梶ピエールのブログ

はてなダイアリー「梶ピエールの備忘録。」より移行しました。

中国は反日に萌えているか

 中国屋などを生業にしていて一番いかんと思うのは「建国記念の日」というと反射的に10月1日を思い浮かべてしまうことである。2月11日?それって誰が何をした日でしたっけ?

 ・・さて、そんな私にとって(?)、前に書いたように領土問題というのは、個人的にほとんど萌えない話題だし、政府の対応のまずさなどについてはいくらでも論じる人がいるでしょうから、そちらにお任せします。

  ただ、これも盛んに言われることで、中国政府の強硬政府の背景に民衆のナショナリズムの吹き上がりがある、というのはその通りだとは思うが、これを2005年の反日デモの時とと同列に捉えるのは大きな間違いだと思うので、その点だけ指摘しておきたい。

 前回の反日騒ぎの時には、まず2004年に尖閣諸島上陸とか、日本の国連安保理常任理事国反対の署名など一部活動家が反日の声を上げていたのが次第に注目を集め始め、同年夏にサッカーアジア杯のブーイングに代表される第一の盛り上がりを迎える。その時の機運は表面上は沈静化するものの、2005年の反日デモで再びクライマックスを迎え、その後もしばらくは持続されるが、2006年の小泉退陣によりほぼ収束を向かえる。要はこのときの「反日」はかなり長期にわたって続き、しかも何回かのイベント・クライマックスを迎える、という特徴があった。
 今回は基本的には前兆はなく、衝突事件によって突然盛り上がり、船長の釈放・帰国によって急速に収束した。その後も中国政府は日本政府に対し謝罪と賠償を要求するが、日本で報道されたほど世論の支持も盛り上がりもなく、完全に外交上の駆け引きだったことが明らかである。

 というわけでこれだけ見ても、二つの「反日」はまったく質が違うし、そもそも大使館前でデモをするような「常連」を除けば、普通の人々の間に「反日」が盛り上がっているという意識さえ希薄だったたように思える。その辺の一般ピープルの反応を中国情報ブログ、Kinbricks Nowのこの記事はよく伝えている。

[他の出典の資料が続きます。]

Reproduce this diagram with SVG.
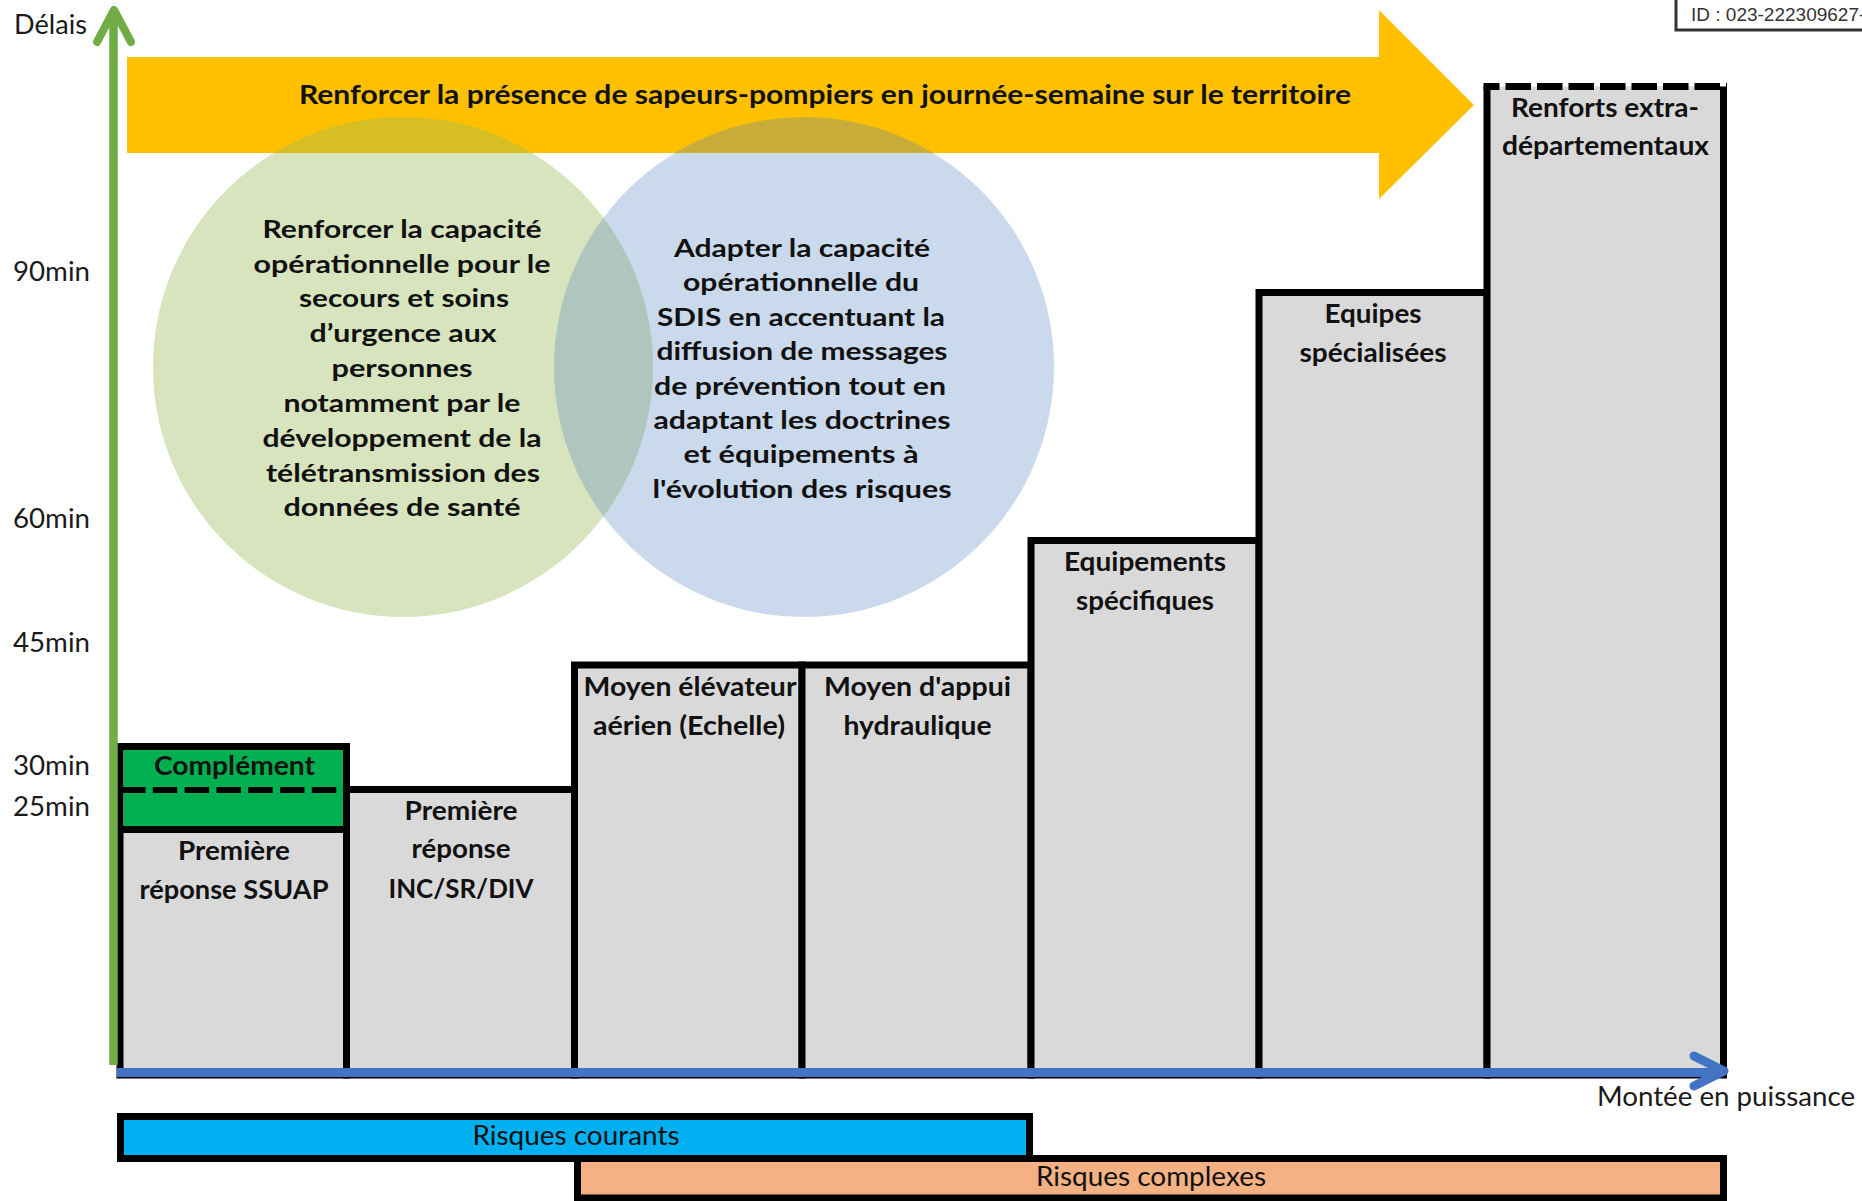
<svg xmlns="http://www.w3.org/2000/svg" width="1862" height="1201" viewBox="0 0 1862 1201">
<style>
.ax{font-family:Lato,'Liberation Sans',sans-serif;font-size:27px;fill:#1a1a1a}
.bl{font-family:Lato,'Liberation Sans',sans-serif;font-size:26.5px;font-weight:bold;fill:#111;text-anchor:middle}
.ct{font-family:Lato,'Liberation Sans',sans-serif;font-size:24px;font-weight:bold;fill:#111;text-anchor:middle}
.rk{font-family:Lato,'Liberation Sans',sans-serif;font-size:26px;fill:#111;text-anchor:middle}
.bar{fill:#D9D9D9;stroke:#000;stroke-width:7}
</style>
<rect width="1862" height="1201" fill="#fff"/>
<g id="id-box">
<rect x="1676" y="-5" width="200" height="35" fill="#fff" stroke="#333" stroke-width="3"/>
<text x="1691" y="21" font-family="'Liberation Sans',Arial,sans-serif" font-size="19" fill="#333">ID : 023-222309627-</text>
</g>
<g id="banner">
<polygon points="127,57 1379,57 1379,10 1474,105 1379,199 1379,153 127,153" fill="#FFC000"/>
</g>
<g id="circle-green">
<circle cx="403" cy="367" r="250" fill="#9BBB59" fill-opacity="0.4"/>
</g>
<g id="circle-blue">
<circle cx="804" cy="367" r="250" fill="#4F81BD" fill-opacity="0.3"/>
</g>
<text class="bl" x="825" y="104" font-size="27" textLength="1052" lengthAdjust="spacingAndGlyphs">Renforcer la présence de sapeurs-pompiers en journée-semaine sur le territoire</text>
<g id="circle-green-text">
<text class="ct" x="402" y="238" textLength="279" lengthAdjust="spacingAndGlyphs">Renforcer la capacité</text>
<text class="ct" x="402" y="273" textLength="297" lengthAdjust="spacingAndGlyphs">opérationnelle pour le</text>
<text class="ct" x="404" y="307" textLength="210" lengthAdjust="spacingAndGlyphs">secours et soins</text>
<text class="ct" x="403" y="342" textLength="187" lengthAdjust="spacingAndGlyphs">d’urgence aux</text>
<text class="ct" x="402" y="377" textLength="141" lengthAdjust="spacingAndGlyphs">personnes</text>
<text class="ct" x="402" y="412" textLength="237" lengthAdjust="spacingAndGlyphs">notamment par le</text>
<text class="ct" x="402" y="447" textLength="279" lengthAdjust="spacingAndGlyphs">développement de la</text>
<text class="ct" x="403" y="482" textLength="274" lengthAdjust="spacingAndGlyphs">télétransmission des</text>
<text class="ct" x="402" y="516" textLength="237" lengthAdjust="spacingAndGlyphs">données de santé</text>
</g>
<g id="circle-blue-text">
<text class="ct" x="802" y="257" textLength="256" lengthAdjust="spacingAndGlyphs">Adapter la capacité</text>
<text class="ct" x="801" y="291" textLength="236" lengthAdjust="spacingAndGlyphs">opérationnelle du</text>
<text class="ct" x="801" y="326" textLength="288" lengthAdjust="spacingAndGlyphs">SDIS en accentuant la</text>
<text class="ct" x="802" y="360" textLength="291" lengthAdjust="spacingAndGlyphs">diffusion de messages</text>
<text class="ct" x="800" y="395" textLength="292" lengthAdjust="spacingAndGlyphs">de prévention tout en</text>
<text class="ct" x="802" y="429" textLength="297" lengthAdjust="spacingAndGlyphs">adaptant les doctrines</text>
<text class="ct" x="801" y="463" textLength="235" lengthAdjust="spacingAndGlyphs">et équipements à</text>
<text class="ct" x="802" y="498" textLength="299" lengthAdjust="spacingAndGlyphs">l'évolution des risques</text>
</g>
<g id="bar-ssuap">
<rect class="bar" x="120" y="746.5" width="226.5" height="328.5"/>
<rect x="123.5" y="750" width="219.5" height="76" fill="#00B050"/>
<line x1="120" y1="829.5" x2="346.5" y2="829.5" stroke="#000" stroke-width="7"/>
<line x1="121" y1="790" x2="343" y2="790" stroke="#000" stroke-width="6" stroke-dasharray="24.5 7.3"/>
<text class="bl" x="234.5" y="775" textLength="161" lengthAdjust="spacingAndGlyphs">Complément</text>
<text class="bl" x="234" y="860" textLength="112" lengthAdjust="spacingAndGlyphs">Première</text>
<text class="bl" x="234" y="899" textLength="189" lengthAdjust="spacingAndGlyphs">réponse SSUAP</text>
</g>
<g id="bar-inc">
<rect class="bar" x="346.5" y="789.5" width="228" height="285.5"/>
<text class="bl" x="461" y="820" textLength="113" lengthAdjust="spacingAndGlyphs">Première</text>
<text class="bl" x="461" y="858" textLength="99" lengthAdjust="spacingAndGlyphs">réponse</text>
<text class="bl" x="461" y="898" textLength="145" lengthAdjust="spacingAndGlyphs">INC/SR/DIV</text>
</g>
<g id="bar-echelle">
<rect class="bar" x="574.5" y="665" width="227.5" height="410"/>
<text class="bl" x="690" y="696" textLength="213" lengthAdjust="spacingAndGlyphs">Moyen élévateur</text>
<text class="bl" x="689" y="735" textLength="192" lengthAdjust="spacingAndGlyphs">aérien (Echelle)</text>
</g>
<g id="bar-appui">
<rect class="bar" x="802" y="665" width="229" height="410"/>
<text class="bl" x="917.5" y="696" textLength="187" lengthAdjust="spacingAndGlyphs">Moyen d'appui</text>
<text class="bl" x="917.5" y="735" textLength="148" lengthAdjust="spacingAndGlyphs">hydraulique</text>
</g>
<g id="bar-equipements">
<rect class="bar" x="1031" y="540.5" width="228" height="534.5"/>
<text class="bl" x="1145" y="571" textLength="162" lengthAdjust="spacingAndGlyphs">Equipements</text>
<text class="bl" x="1145" y="610" textLength="138" lengthAdjust="spacingAndGlyphs">spécifiques</text>
</g>
<g id="bar-equipes">
<rect class="bar" x="1259" y="292.5" width="228" height="782.5"/>
<text class="bl" x="1373" y="323" textLength="97" lengthAdjust="spacingAndGlyphs">Equipes</text>
<text class="bl" x="1373" y="362" textLength="147" lengthAdjust="spacingAndGlyphs">spécialisées</text>
</g>
<g id="bar-renforts">
<rect x="1487" y="86.5" width="236.5" height="988.5" fill="#D9D9D9"/>
<path d="M1487,86.5 V1075 H1723.5 V86.5" fill="none" stroke="#000" stroke-width="7"/>
<line x1="1483.5" y1="86.5" x2="1727" y2="86.5" stroke="#000" stroke-width="7" stroke-dasharray="25.5 6" stroke-dashoffset="9.5"/>
<text class="bl" x="1605" y="117" textLength="188" lengthAdjust="spacingAndGlyphs">Renforts extra-</text>
<text class="bl" x="1605.5" y="155" textLength="207" lengthAdjust="spacingAndGlyphs">départementaux</text>
</g>
<g id="connectors">
<line x1="113.5" y1="1065" x2="113.5" y2="14" stroke="#70AD47" stroke-width="8.5"/>
<polyline points="97,42 114,10 131,42" fill="none" stroke="#70AD47" stroke-width="8" stroke-linecap="round" stroke-linejoin="round"/>
<line x1="117" y1="1072.5" x2="1720" y2="1072.5" stroke="#4472C4" stroke-width="9"/>
<polyline points="1694,1056 1724,1071 1694,1086" fill="none" stroke="#4472C4" stroke-width="9" stroke-linecap="round" stroke-linejoin="round"/>
</g>
<g id="axis-labels">
<text class="ax" x="14" y="34" textLength="73" lengthAdjust="spacingAndGlyphs">Délais</text>
<text class="ax" x="13" y="281" textLength="77" lengthAdjust="spacingAndGlyphs">90min</text>
<text class="ax" x="13" y="528" textLength="77" lengthAdjust="spacingAndGlyphs">60min</text>
<text class="ax" x="13" y="652" textLength="77" lengthAdjust="spacingAndGlyphs">45min</text>
<text class="ax" x="13" y="775" textLength="77" lengthAdjust="spacingAndGlyphs">30min</text>
<text class="ax" x="13" y="816" textLength="77" lengthAdjust="spacingAndGlyphs">25min</text>
<text class="ax" x="1597" y="1106" textLength="258" lengthAdjust="spacingAndGlyphs">Montée en puissance</text>
</g>
<g id="risques-complexes">
<rect x="577.5" y="1158.5" width="1146" height="39.5" fill="#F4B183" stroke="#000" stroke-width="7"/>
<text class="rk" x="1151" y="1186" textLength="230" lengthAdjust="spacingAndGlyphs">Risques complexes</text>
</g>
<g id="risques-courants">
<rect x="120.5" y="1116.5" width="909" height="42" fill="#00B0F0" stroke="#000" stroke-width="7"/>
<text class="rk" x="576" y="1145" textLength="207" lengthAdjust="spacingAndGlyphs">Risques courants</text>
</g>
</svg>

 もう一つの前回の「反日」との違いは、衝突事件後公表された人気作家韓寒のネット記事について紹介したこのブログ記事でも触れられているように、愛国的な盛り上がりについてかなりシニカルな態度を意識的にとる(これはもちろん日本を擁護しているわけではない)見解が早くから見られたことだ。そのシニカルさの頂点ともいえるのが、twitterで盛んにRTされた作者不詳の傑作政治ジョーク「尖閣領有権を確かめる31の方法」といえるだろう。
 こういった「愛国」へのシニカルな視線は、5年前の反日の時にも明らかにある程度は存在していたが、インターネットなどでもほとんど表立って語られることはなかったと思う。それが今回はかなり「顔が見える」形で現れてきたのは、一つにはtwitterなどの国内ネット環境から遮断された新しいネットツールの発達したことがあるが、今回は「愛国」あるいは「反日」に対して揶揄する態度を表明することを許容する余地が社会の中に存在していることも大きいように思われる。

 このように、中国政府共産党の姿勢が5年前、いや江沢民時代とまったく変わっていないのに、少なくとも大都市に住む市民の「愛国」に対する意識には確実に変化が生じている。もしこの認識が正しければ、この両者のズレを十分意識する形で、政府の対応を含め今後の日中関係を考えていく、という方向での議論をそろそろ始めてもよいのではないだろうか。

 たとえば、今年度のノーベル平和賞で現在国家政権転覆扇動罪で懲役11年の判決を受け、服役中のにいる反体制派知識人、劉暁波氏の受賞がかなり有力視されている
 上述のような、「愛国」に対してシニカルな態度をとっているネチズン(盛んにtwitterをやっている人々)は、劉氏を支持する層とかなり重なっているといってよい。であるとするなら、「劉暁波氏に賞を与えることを中国は警戒している」というときの「中国」とは何か、ということが当然問われてくるだろう。このことは、劉氏が実際に受賞した場合に、日本政府は、あるいは新聞などのメディアはどのような態度を表明するべきなのか?という差し迫った問題として、すぐにも突きつけられることになるだろう。こういったことを真剣になって考えている人々が、果たして現在の民主党政権の中に存在するのだろうか?